完全に個人の見解ですが、「まぁ全然期待してないから精々頑張ってね」なんて言われてパフォーマンスが出る人間はマゾか何かなので、自分の本当の内面はさておき「期待しているから頑張ってくれ」と声をかけて相手の要望をいくつか聞く事で、類似した効果が得られると思います。
保有効果
自分の持っているモノは価値があるものと信じ、所有しているものを好ましく思う事を指します。
自分の持っているモバイルデバイスは優れている、一般市場においてもそうに決まっていると感じたり、PS4を所有し、Switchを持っていない場合PS4のほうがより有用と考えることも保有効果に該当すると思います。
偽の合意効果との組み合わせで論争が起きるのですが、「所有物に対しては特別な価値を感じやすい」という事を意識しているといないのでは、かなり違いが生まれると思うので意識しておく必要があります。
接触効果
ある事柄、事象を複数回見たり聞いたりしているうちに、それらに対する評価が上昇することを指します。
個人的には、最初はイケてないと思っていたPerlがしばらく使っているうちに、そんなに悪くないなと思い始めたのが印象的でした。しばらく離れていてもう一度触ったらやっぱりクソだなだと思ったので、触っているうちは評価が上昇していたんだと思います。
人物や音楽、フレームワークや言語なんにでも発生しますが、対象の情報が増えて評価結果を変更したのか、ただ見聞きしている回数が増えただけで好ましく思い始めたのかは意識しておいて損はないと思います。
最後に
なんか、こうやってまとめてみると、
- 他人に影響されやすい
- 思い込みをしやすい
で、
- 合理的判断とはかけ離れている
んだなぁと思います。

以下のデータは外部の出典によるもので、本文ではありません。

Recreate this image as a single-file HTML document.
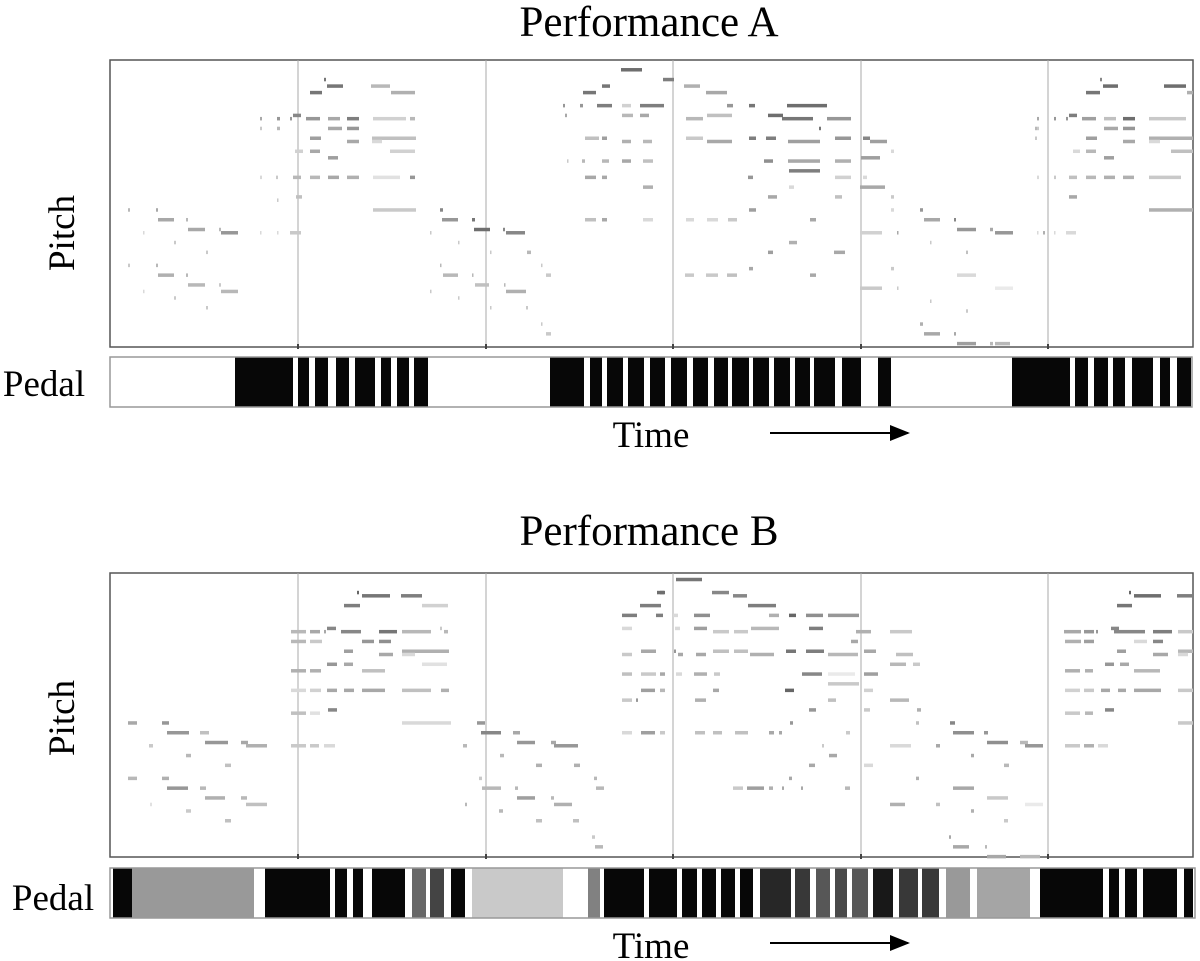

まぁ完全な合理的判断なんて存在しないのかもしれませんが。そして、しかもこれらを逆手にとって相手を自分の制御下に置こうとする存在(他人・企業)が結構思い当たったりします。
ネット上の煽りなんて正にこのまんまなんですが、全く無意識にやっていると只の教育されていないケモノ同然ですね…
ここで紹介したものが全てではないですが、人間はこういう風に感じやすい・考えがちという事を念頭に置いて、自分が、他人に考えを誘導されているかどうか、相手がそういった効果を利用して自分をコントロールしようとしているかどうかを意識することは、自意識の形成と精神の防御力に結構関係あると思います。加えて、自分のコントロールは自分で行うというのは人生を有意義に過ごすためのキーになり得ると思うので心のどこかに常に置いておいた方が良いかなと思います。